→ PROBLEM TO WORK ON
Which lines in the material below contain the word "this"? Copy each of them.

→ DATA EXCERPTS
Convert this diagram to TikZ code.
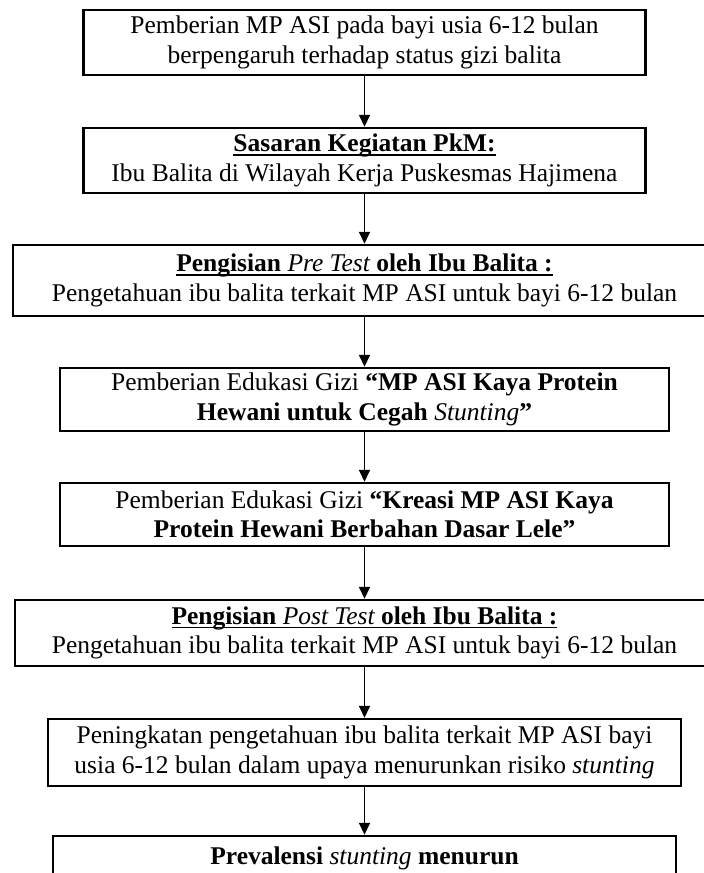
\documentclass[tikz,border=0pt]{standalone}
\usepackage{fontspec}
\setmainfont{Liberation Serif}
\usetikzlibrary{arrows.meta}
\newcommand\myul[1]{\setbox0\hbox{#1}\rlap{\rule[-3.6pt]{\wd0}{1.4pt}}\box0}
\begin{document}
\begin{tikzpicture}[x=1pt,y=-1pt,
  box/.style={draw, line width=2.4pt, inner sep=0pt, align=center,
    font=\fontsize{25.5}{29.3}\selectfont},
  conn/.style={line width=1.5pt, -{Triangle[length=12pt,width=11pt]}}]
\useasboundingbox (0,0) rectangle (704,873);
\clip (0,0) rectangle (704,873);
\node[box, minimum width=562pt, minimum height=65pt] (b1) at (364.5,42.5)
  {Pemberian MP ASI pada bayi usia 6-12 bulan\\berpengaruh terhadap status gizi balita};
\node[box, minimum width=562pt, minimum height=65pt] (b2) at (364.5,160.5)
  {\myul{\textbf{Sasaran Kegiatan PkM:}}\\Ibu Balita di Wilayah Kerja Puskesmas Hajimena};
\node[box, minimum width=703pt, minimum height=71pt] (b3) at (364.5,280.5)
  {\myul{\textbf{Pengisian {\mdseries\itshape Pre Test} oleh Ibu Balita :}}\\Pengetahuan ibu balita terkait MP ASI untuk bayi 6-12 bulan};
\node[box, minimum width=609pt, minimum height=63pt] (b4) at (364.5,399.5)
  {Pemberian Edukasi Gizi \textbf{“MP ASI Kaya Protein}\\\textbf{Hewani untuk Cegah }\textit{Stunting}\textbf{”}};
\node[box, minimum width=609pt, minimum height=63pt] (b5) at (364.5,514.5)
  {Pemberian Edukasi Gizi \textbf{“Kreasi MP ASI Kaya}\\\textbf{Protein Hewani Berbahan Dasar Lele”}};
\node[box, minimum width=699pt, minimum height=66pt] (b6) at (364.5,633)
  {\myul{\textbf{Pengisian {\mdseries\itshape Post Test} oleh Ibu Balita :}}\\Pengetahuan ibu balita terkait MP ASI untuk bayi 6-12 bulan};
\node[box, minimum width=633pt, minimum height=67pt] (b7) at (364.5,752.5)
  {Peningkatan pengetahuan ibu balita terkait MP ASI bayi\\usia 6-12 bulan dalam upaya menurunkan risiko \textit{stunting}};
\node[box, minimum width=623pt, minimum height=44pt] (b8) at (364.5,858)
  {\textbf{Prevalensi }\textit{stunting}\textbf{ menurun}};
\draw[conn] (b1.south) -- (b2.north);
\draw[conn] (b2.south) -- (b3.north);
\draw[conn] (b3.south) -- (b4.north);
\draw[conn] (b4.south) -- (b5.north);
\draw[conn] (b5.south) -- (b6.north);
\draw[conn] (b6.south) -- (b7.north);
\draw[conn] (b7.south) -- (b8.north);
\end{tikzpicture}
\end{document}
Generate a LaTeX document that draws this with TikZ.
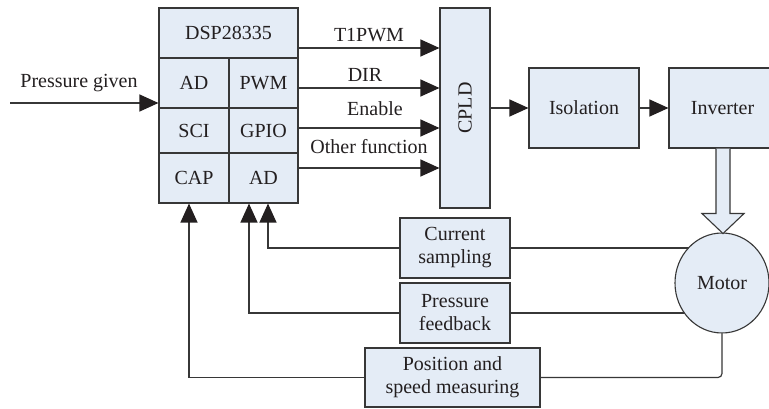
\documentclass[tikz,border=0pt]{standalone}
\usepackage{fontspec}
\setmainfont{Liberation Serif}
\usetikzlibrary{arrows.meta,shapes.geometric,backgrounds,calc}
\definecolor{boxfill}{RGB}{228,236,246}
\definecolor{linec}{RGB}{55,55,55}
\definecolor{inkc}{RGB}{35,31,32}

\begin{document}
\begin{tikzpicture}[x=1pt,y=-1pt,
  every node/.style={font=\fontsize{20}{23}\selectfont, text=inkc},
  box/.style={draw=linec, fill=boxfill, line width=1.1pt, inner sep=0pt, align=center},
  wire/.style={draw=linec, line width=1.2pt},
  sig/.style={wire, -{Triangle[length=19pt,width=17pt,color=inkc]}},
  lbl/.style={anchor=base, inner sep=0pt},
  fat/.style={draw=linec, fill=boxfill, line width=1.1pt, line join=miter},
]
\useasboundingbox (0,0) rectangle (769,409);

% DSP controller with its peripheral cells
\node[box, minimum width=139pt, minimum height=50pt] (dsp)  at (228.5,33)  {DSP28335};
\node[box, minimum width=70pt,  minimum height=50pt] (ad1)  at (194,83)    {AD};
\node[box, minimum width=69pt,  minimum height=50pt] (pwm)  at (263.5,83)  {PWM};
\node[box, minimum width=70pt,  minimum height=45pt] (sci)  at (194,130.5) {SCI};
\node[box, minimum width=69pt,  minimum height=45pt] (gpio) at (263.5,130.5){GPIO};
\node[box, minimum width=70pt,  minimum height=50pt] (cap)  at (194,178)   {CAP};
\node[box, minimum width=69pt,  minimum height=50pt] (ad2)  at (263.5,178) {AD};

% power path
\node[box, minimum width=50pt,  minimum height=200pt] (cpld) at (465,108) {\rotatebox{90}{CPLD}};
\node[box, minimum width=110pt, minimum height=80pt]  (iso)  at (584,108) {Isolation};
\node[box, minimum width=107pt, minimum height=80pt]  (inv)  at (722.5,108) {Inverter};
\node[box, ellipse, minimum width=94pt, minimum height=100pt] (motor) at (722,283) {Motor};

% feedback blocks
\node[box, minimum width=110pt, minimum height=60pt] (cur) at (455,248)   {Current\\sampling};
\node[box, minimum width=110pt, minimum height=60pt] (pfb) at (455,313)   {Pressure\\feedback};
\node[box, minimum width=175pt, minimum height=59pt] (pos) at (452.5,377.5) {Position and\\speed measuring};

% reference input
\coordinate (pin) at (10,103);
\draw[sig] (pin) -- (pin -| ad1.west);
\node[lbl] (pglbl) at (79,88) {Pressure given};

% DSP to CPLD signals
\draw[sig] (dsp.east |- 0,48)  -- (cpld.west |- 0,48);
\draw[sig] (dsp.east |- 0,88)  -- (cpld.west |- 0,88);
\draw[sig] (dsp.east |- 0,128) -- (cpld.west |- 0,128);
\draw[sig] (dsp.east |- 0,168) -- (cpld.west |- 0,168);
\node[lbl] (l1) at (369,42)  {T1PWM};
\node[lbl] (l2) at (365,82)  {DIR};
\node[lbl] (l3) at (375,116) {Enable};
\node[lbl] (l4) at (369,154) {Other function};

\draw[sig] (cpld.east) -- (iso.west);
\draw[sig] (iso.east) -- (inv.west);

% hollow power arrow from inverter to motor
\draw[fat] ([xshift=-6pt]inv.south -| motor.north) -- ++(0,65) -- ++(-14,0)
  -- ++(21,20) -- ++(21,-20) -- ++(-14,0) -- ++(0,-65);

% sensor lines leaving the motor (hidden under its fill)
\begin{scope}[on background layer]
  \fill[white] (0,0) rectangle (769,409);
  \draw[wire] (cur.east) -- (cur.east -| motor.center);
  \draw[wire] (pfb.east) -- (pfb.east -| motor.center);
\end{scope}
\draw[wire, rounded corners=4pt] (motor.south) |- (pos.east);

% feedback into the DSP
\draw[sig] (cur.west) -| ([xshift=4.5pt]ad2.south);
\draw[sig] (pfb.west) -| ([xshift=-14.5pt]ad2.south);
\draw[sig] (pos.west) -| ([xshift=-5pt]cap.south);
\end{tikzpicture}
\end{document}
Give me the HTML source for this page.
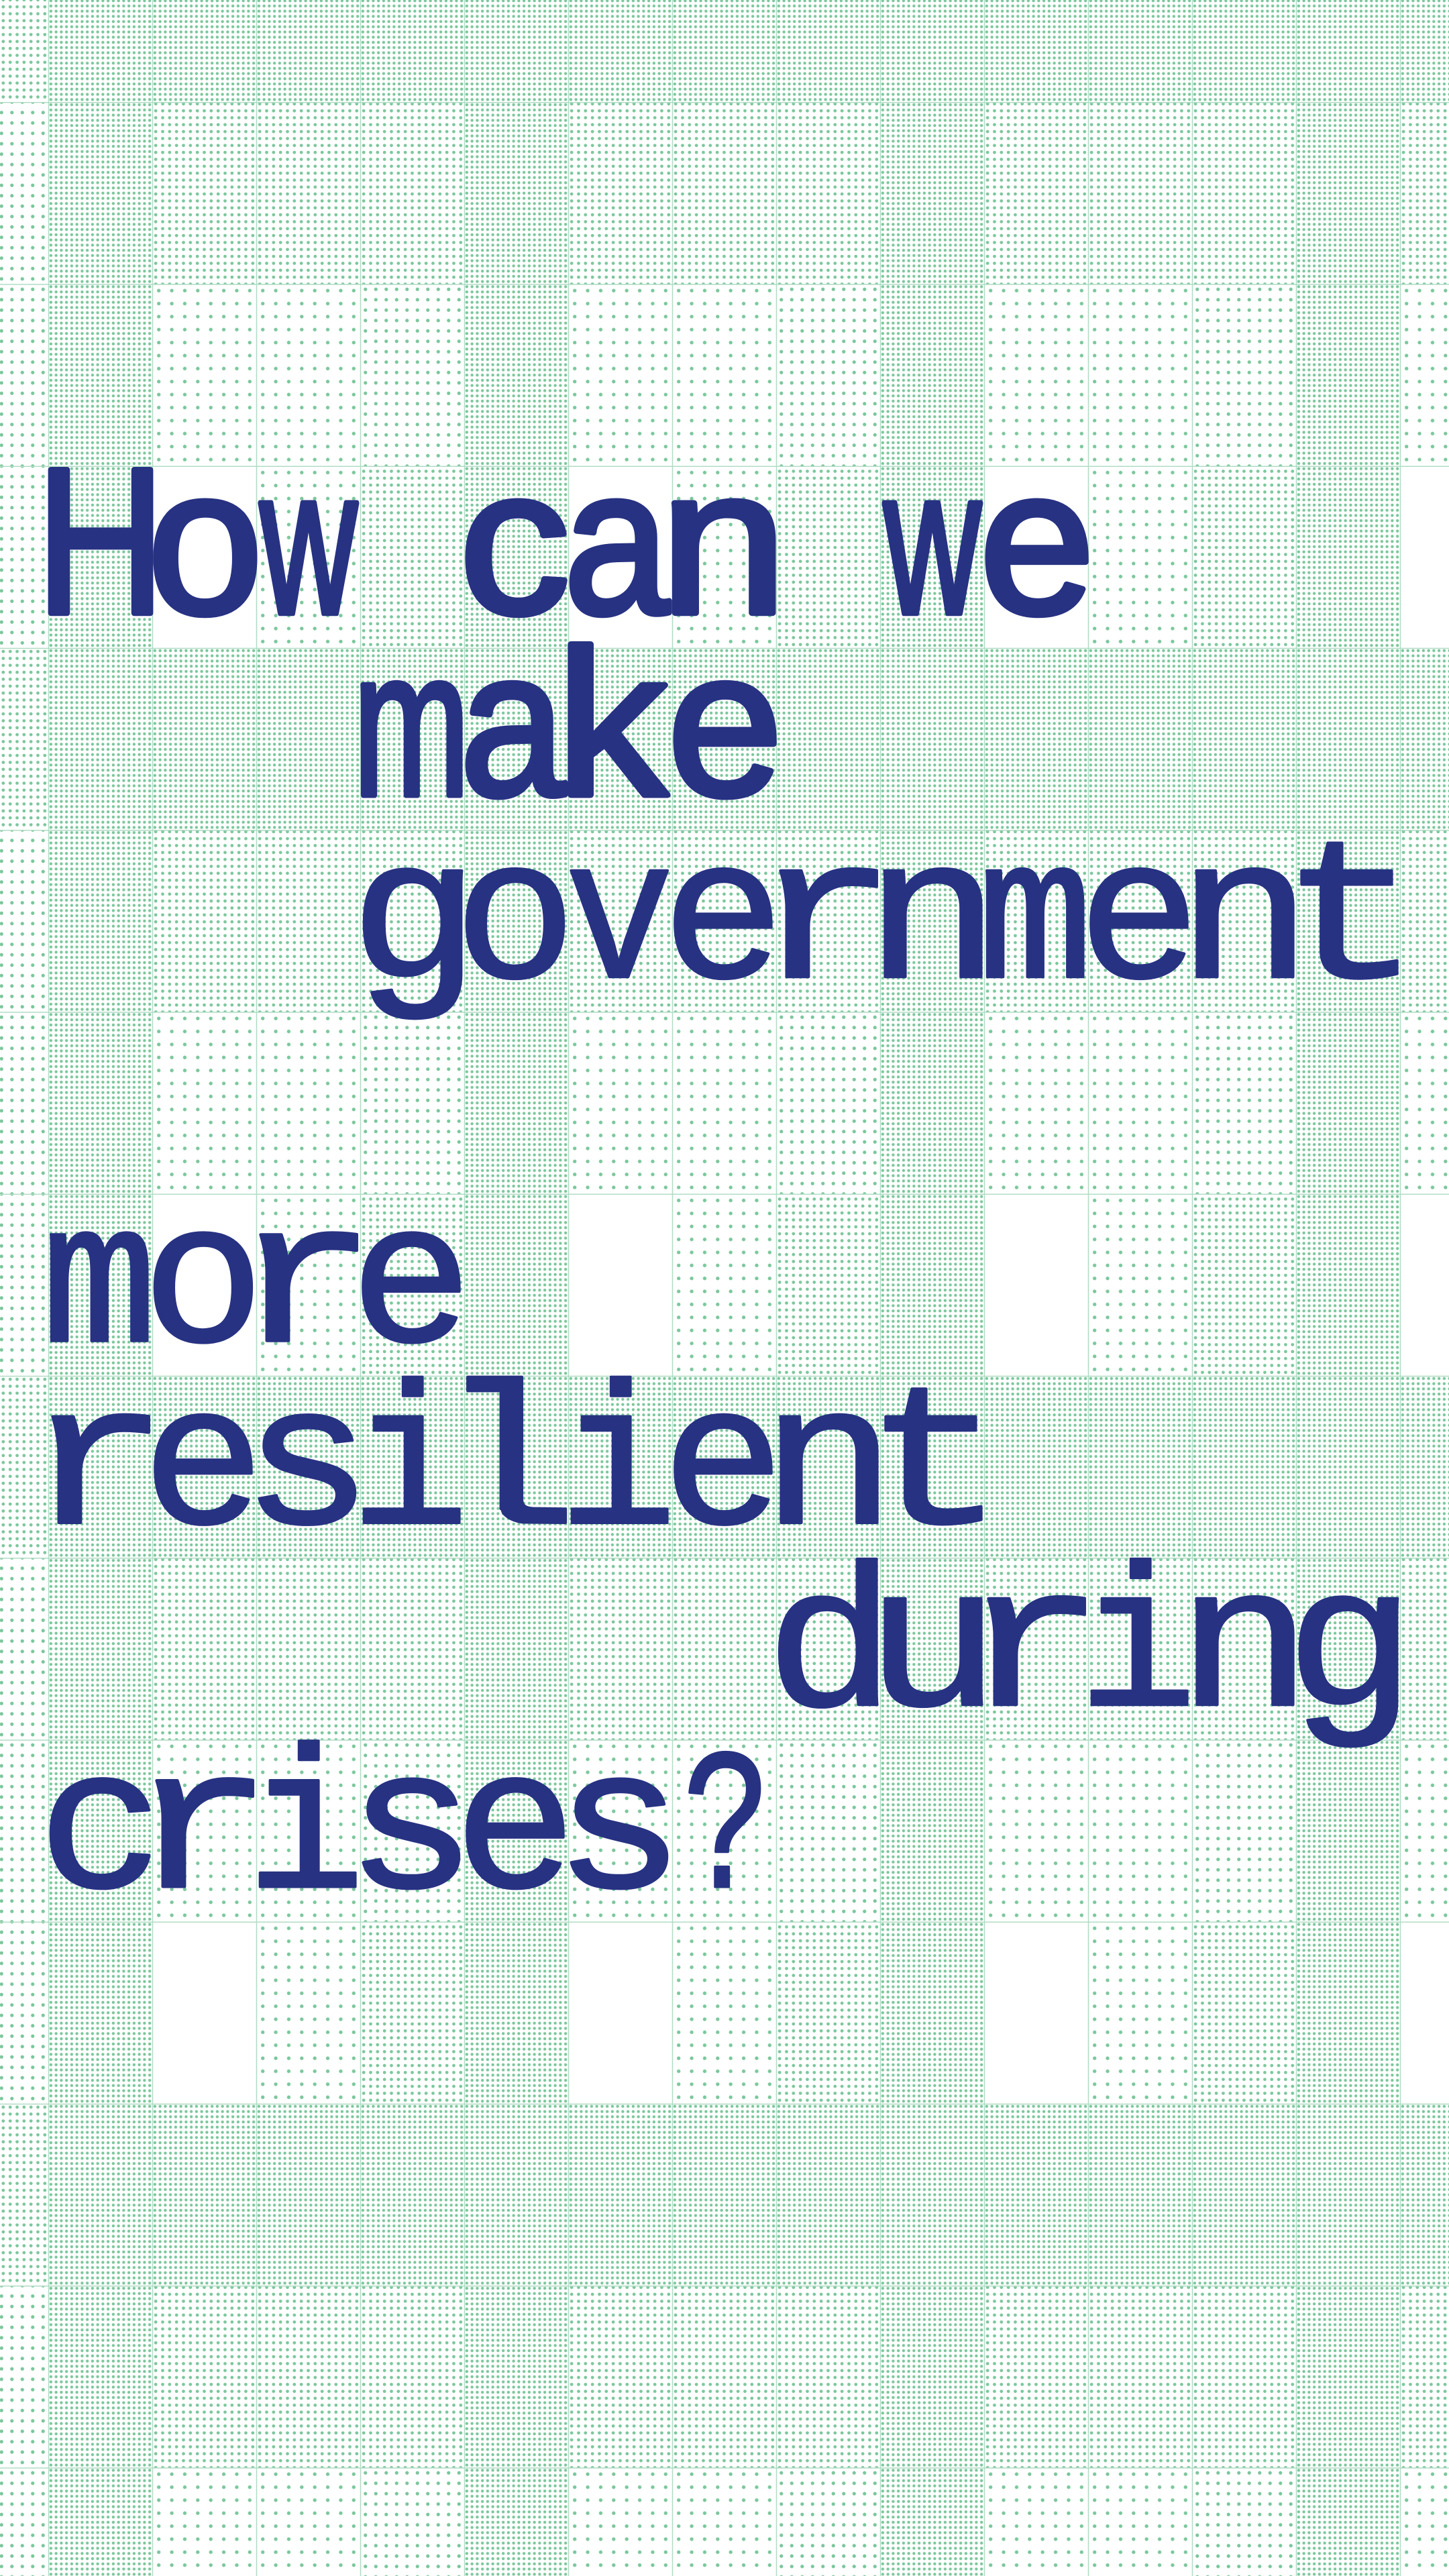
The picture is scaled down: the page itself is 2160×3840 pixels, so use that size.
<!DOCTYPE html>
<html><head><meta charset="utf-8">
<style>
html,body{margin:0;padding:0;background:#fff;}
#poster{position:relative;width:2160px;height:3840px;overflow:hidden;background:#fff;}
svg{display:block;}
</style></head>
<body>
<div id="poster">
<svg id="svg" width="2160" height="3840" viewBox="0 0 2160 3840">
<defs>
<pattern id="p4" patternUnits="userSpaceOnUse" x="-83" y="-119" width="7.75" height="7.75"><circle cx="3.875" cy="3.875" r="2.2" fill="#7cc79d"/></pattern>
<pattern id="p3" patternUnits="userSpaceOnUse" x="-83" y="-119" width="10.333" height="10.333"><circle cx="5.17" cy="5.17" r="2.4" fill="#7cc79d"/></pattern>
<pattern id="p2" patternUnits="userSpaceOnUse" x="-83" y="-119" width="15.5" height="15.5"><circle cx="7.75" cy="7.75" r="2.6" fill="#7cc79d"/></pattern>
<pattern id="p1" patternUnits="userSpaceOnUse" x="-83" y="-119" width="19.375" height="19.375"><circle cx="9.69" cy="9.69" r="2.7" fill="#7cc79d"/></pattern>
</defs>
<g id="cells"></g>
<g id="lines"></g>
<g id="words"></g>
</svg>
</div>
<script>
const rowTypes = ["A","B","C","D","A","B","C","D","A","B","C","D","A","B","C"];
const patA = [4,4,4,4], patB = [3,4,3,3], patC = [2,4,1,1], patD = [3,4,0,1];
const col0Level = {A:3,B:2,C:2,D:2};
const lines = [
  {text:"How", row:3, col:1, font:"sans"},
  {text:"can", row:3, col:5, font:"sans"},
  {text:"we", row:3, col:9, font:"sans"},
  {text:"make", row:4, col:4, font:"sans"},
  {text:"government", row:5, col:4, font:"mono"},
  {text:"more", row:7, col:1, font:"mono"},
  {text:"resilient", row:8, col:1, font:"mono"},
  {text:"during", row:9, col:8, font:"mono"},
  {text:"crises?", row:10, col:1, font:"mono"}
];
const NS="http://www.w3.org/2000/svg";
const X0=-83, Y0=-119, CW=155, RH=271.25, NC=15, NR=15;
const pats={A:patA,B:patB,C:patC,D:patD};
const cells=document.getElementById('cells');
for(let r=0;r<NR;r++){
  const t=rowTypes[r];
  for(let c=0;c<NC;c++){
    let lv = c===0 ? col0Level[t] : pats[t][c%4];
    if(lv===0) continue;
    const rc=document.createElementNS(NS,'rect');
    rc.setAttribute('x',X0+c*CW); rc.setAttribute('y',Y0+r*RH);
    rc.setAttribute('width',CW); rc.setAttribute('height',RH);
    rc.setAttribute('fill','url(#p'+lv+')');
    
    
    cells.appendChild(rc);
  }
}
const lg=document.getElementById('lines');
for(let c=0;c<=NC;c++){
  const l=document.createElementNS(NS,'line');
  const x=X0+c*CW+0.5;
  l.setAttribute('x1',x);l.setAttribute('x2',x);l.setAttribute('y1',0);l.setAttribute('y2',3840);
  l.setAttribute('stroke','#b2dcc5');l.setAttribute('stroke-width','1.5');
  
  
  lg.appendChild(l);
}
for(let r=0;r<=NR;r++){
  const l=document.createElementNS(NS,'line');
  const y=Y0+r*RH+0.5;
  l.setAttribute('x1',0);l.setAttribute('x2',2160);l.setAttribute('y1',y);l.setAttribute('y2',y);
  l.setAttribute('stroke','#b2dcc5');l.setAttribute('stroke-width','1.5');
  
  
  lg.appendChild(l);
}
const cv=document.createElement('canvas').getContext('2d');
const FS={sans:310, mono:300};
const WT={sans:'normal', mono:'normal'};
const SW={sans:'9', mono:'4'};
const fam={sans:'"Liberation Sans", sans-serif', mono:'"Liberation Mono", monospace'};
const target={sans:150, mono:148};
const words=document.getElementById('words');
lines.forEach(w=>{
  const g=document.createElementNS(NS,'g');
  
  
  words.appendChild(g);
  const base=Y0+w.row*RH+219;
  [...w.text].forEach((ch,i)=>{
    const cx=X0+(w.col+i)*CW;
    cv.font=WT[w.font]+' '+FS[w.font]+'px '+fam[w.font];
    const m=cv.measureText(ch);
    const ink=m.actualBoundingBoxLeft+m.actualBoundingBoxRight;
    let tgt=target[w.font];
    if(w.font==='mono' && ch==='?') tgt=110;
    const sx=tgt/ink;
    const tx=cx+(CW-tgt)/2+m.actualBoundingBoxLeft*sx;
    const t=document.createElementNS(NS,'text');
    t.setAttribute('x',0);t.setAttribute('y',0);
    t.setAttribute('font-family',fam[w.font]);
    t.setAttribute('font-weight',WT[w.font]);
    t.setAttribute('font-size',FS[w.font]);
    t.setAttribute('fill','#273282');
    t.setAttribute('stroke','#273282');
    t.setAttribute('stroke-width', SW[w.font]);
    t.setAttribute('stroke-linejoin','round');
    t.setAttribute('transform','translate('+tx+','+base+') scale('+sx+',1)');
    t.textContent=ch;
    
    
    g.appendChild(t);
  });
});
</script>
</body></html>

→ WRITTEN ANSWER
Convert this diagram to TikZ code.
Generate a LaTeX document that draws this with TikZ.
Give me the HTML source for this page.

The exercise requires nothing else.